## start Data lines
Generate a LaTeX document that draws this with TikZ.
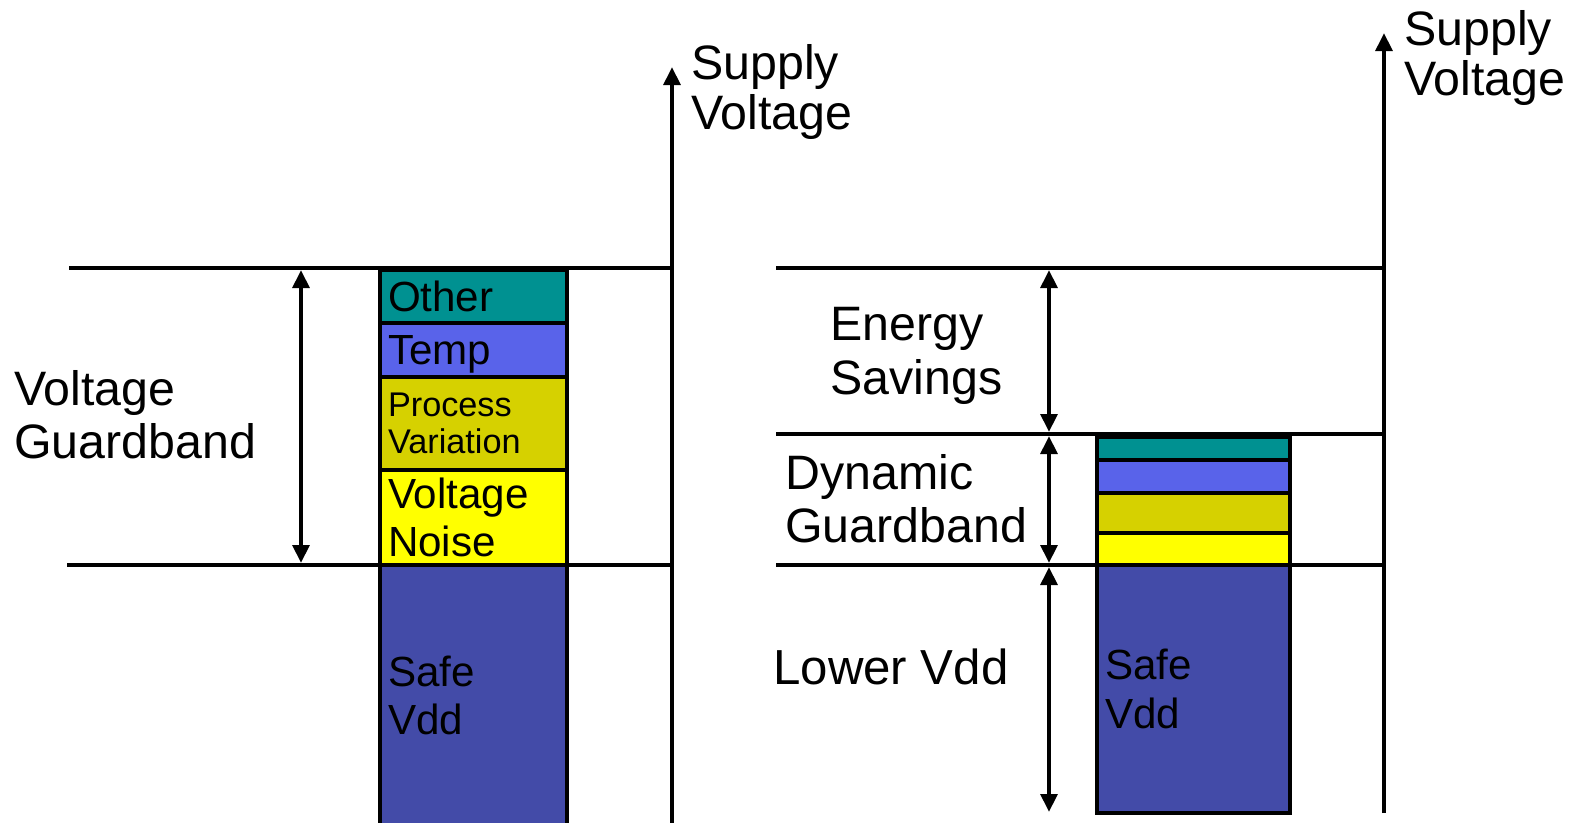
\documentclass[tikz,border=0pt]{standalone}
\usepackage{fontspec}
\setmainfont{Liberation Sans}
\usetikzlibrary{arrows.meta,positioning}
\definecolor{cother}{RGB}{0,145,145}
\definecolor{ctemp}{RGB}{89,99,234}
\definecolor{cproc}{RGB}{214,209,0}
\definecolor{cnoise}{RGB}{255,255,0}
\definecolor{csafe}{RGB}{67,75,168}
\tikzset{
band/.style={draw,line width=2.6pt,outer sep=0pt,inner xsep=.16cm,inner ysep=0pt,align=left,font=\fontsize{24}{27.5}\selectfont},
lband/.style={band,text width=3.42cm},
rband/.style={band,text width=3.54cm},
level/.style={line width=2.5pt},
axis/.style={line width=2.5pt,-{Triangle[length=3.6mm,width=3.3mm]}},
span/.style={line width=2.5pt,{Triangle[length=3.6mm,width=3.3mm]}-{Triangle[length=3.6mm,width=3.3mm]}},
caption/.style={anchor=west,inner sep=0pt,align=left,font=\fontsize{27.5}{30}\selectfont}
}
\begin{document}
\begin{tikzpicture}[x=0.02cm,y=-0.02cm]
\useasboundingbox (0,0) rectangle (1581,822);
% left: static guardband
\coordinate (lorig) at (672,830);
\coordinate (ltip) at (672,67);
\coordinate (lnom) at (69,268);
\coordinate (lsafe) at (67,565);
\coordinate (gbtop) at (301,270);
\coordinate (gbbot) at (301,563);
\draw[axis](lorig)--(ltip);
\draw[level](lnom)--(lnom -| ltip);
\draw[level](lsafe)--(lsafe -| ltip);
\draw[span](gbtop)--(gbbot);
\node[caption,font=\fontsize{27.5}{28.5}\selectfont](lsupply) at (691,92){Supply\\Voltage};
\node[caption](guardband) at (14,415){Voltage\\Guardband};
\node[lband,fill=cother,minimum height=1.06cm,anchor=north west](other) at (380,270){Other};
\node[lband,fill=ctemp,minimum height=1.08cm,below=0pt of other](temp){\raisebox{0pt}[\height][0pt]{Temp}};
\node[lband,fill=cproc,minimum height=1.86cm,below=0pt of temp,font=\fontsize{19.5}{21}\selectfont](process){Process\\Variation};
\node[lband,fill=cnoise,minimum height=1.9cm,below=0pt of process](noise){Voltage\\Noise};
\node[lband,fill=csafe,minimum height=5.22cm,below=0pt of noise](safe){Safe\\Vdd};
% right: dynamic guardband
\coordinate (rorig) at (1384,813);
\coordinate (rtip) at (1384,33);
\coordinate (rnom) at (776,268);
\coordinate (rdyn) at (776,434);
\coordinate (rsafe) at (776,565);
\coordinate (estop) at (1049,270);
\coordinate (esbot) at (1049,432);
\coordinate (dgtop) at (1049,436);
\coordinate (dgbot) at (1049,563);
\coordinate (lvtop) at (1049,567);
\coordinate (lvbot) at (1049,812);
\draw[axis](rorig)--(rtip);
\draw[level](rnom)--(rnom -| rtip);
\draw[level](rdyn)--(rdyn -| rtip);
\draw[level](rsafe)--(rsafe -| rtip);
\draw[span](estop)--(esbot);
\draw[span](dgtop)--(dgbot);
\draw[span](lvtop)--(lvbot);
\node[caption,font=\fontsize{27.5}{28.5}\selectfont](rsupply) at (1404,58){Supply\\Voltage};
\node[caption,font=\fontsize{27.5}{31}\selectfont](savings) at (830,356){Energy\\Savings};
\node[caption](dynamic) at (785,499){Dynamic\\Guardband};
\node[caption,font=\fontsize{28}{30}\selectfont](lower) at (773,667){Lower Vdd};
\node[rband,fill=cother,minimum height=.46cm,anchor=north west](rother) at (1097,437){};
\node[rband,fill=ctemp,minimum height=.66cm,below=0pt of rother](rtemp){};
\node[rband,fill=cproc,minimum height=.8cm,below=0pt of rtemp](rprocess){};
\node[rband,fill=cnoise,minimum height=.64cm,below=0pt of rprocess](rnoise){};
\node[rband,fill=csafe,minimum height=4.96cm,below=0pt of rnoise](rsafebox){Safe\\Vdd};
\end{tikzpicture}
\end{document}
## end Data lines
Work instructions
Leave out the pictures and give the listing above again exactly.

Exercise output
Generate a LaTeX document that draws this with TikZ.
\documentclass[tikz,border=0pt]{standalone}
\usepackage{fontspec}
\setmainfont{Liberation Sans}
\usetikzlibrary{arrows.meta,positioning}
\definecolor{cother}{RGB}{0,145,145}
\definecolor{ctemp}{RGB}{89,99,234}
\definecolor{cproc}{RGB}{214,209,0}
\definecolor{cnoise}{RGB}{255,255,0}
\definecolor{csafe}{RGB}{67,75,168}
\tikzset{
band/.style={draw,line width=2.6pt,outer sep=0pt,inner xsep=.16cm,inner ysep=0pt,align=left,font=\fontsize{24}{27.5}\selectfont},
lband/.style={band,text width=3.42cm},
rband/.style={band,text width=3.54cm},
level/.style={line width=2.5pt},
axis/.style={line width=2.5pt,-{Triangle[length=3.6mm,width=3.3mm]}},
span/.style={line width=2.5pt,{Triangle[length=3.6mm,width=3.3mm]}-{Triangle[length=3.6mm,width=3.3mm]}},
caption/.style={anchor=west,inner sep=0pt,align=left,font=\fontsize{27.5}{30}\selectfont}
}
\begin{document}
\begin{tikzpicture}[x=0.02cm,y=-0.02cm]
\useasboundingbox (0,0) rectangle (1581,822);
% left: static guardband
\coordinate (lorig) at (672,830);
\coordinate (ltip) at (672,67);
\coordinate (lnom) at (69,268);
\coordinate (lsafe) at (67,565);
\coordinate (gbtop) at (301,270);
\coordinate (gbbot) at (301,563);
\draw[axis](lorig)--(ltip);
\draw[level](lnom)--(lnom -| ltip);
\draw[level](lsafe)--(lsafe -| ltip);
\draw[span](gbtop)--(gbbot);
\node[caption,font=\fontsize{27.5}{28.5}\selectfont](lsupply) at (691,92){Supply\\Voltage};
\node[caption](guardband) at (14,415){Voltage\\Guardband};
\node[lband,fill=cother,minimum height=1.06cm,anchor=north west](other) at (380,270){Other};
\node[lband,fill=ctemp,minimum height=1.08cm,below=0pt of other](temp){\raisebox{0pt}[\height][0pt]{Temp}};
\node[lband,fill=cproc,minimum height=1.86cm,below=0pt of temp,font=\fontsize{19.5}{21}\selectfont](process){Process\\Variation};
\node[lband,fill=cnoise,minimum height=1.9cm,below=0pt of process](noise){Voltage\\Noise};
\node[lband,fill=csafe,minimum height=5.22cm,below=0pt of noise](safe){Safe\\Vdd};
% right: dynamic guardband
\coordinate (rorig) at (1384,813);
\coordinate (rtip) at (1384,33);
\coordinate (rnom) at (776,268);
\coordinate (rdyn) at (776,434);
\coordinate (rsafe) at (776,565);
\coordinate (estop) at (1049,270);
\coordinate (esbot) at (1049,432);
\coordinate (dgtop) at (1049,436);
\coordinate (dgbot) at (1049,563);
\coordinate (lvtop) at (1049,567);
\coordinate (lvbot) at (1049,812);
\draw[axis](rorig)--(rtip);
\draw[level](rnom)--(rnom -| rtip);
\draw[level](rdyn)--(rdyn -| rtip);
\draw[level](rsafe)--(rsafe -| rtip);
\draw[span](estop)--(esbot);
\draw[span](dgtop)--(dgbot);
\draw[span](lvtop)--(lvbot);
\node[caption,font=\fontsize{27.5}{28.5}\selectfont](rsupply) at (1404,58){Supply\\Voltage};
\node[caption,font=\fontsize{27.5}{31}\selectfont](savings) at (830,356){Energy\\Savings};
\node[caption](dynamic) at (785,499){Dynamic\\Guardband};
\node[caption,font=\fontsize{28}{30}\selectfont](lower) at (773,667){Lower Vdd};
\node[rband,fill=cother,minimum height=.46cm,anchor=north west](rother) at (1097,437){};
\node[rband,fill=ctemp,minimum height=.66cm,below=0pt of rother](rtemp){};
\node[rband,fill=cproc,minimum height=.8cm,below=0pt of rtemp](rprocess){};
\node[rband,fill=cnoise,minimum height=.64cm,below=0pt of rprocess](rnoise){};
\node[rband,fill=csafe,minimum height=4.96cm,below=0pt of rnoise](rsafebox){Safe\\Vdd};
\end{tikzpicture}
\end{document}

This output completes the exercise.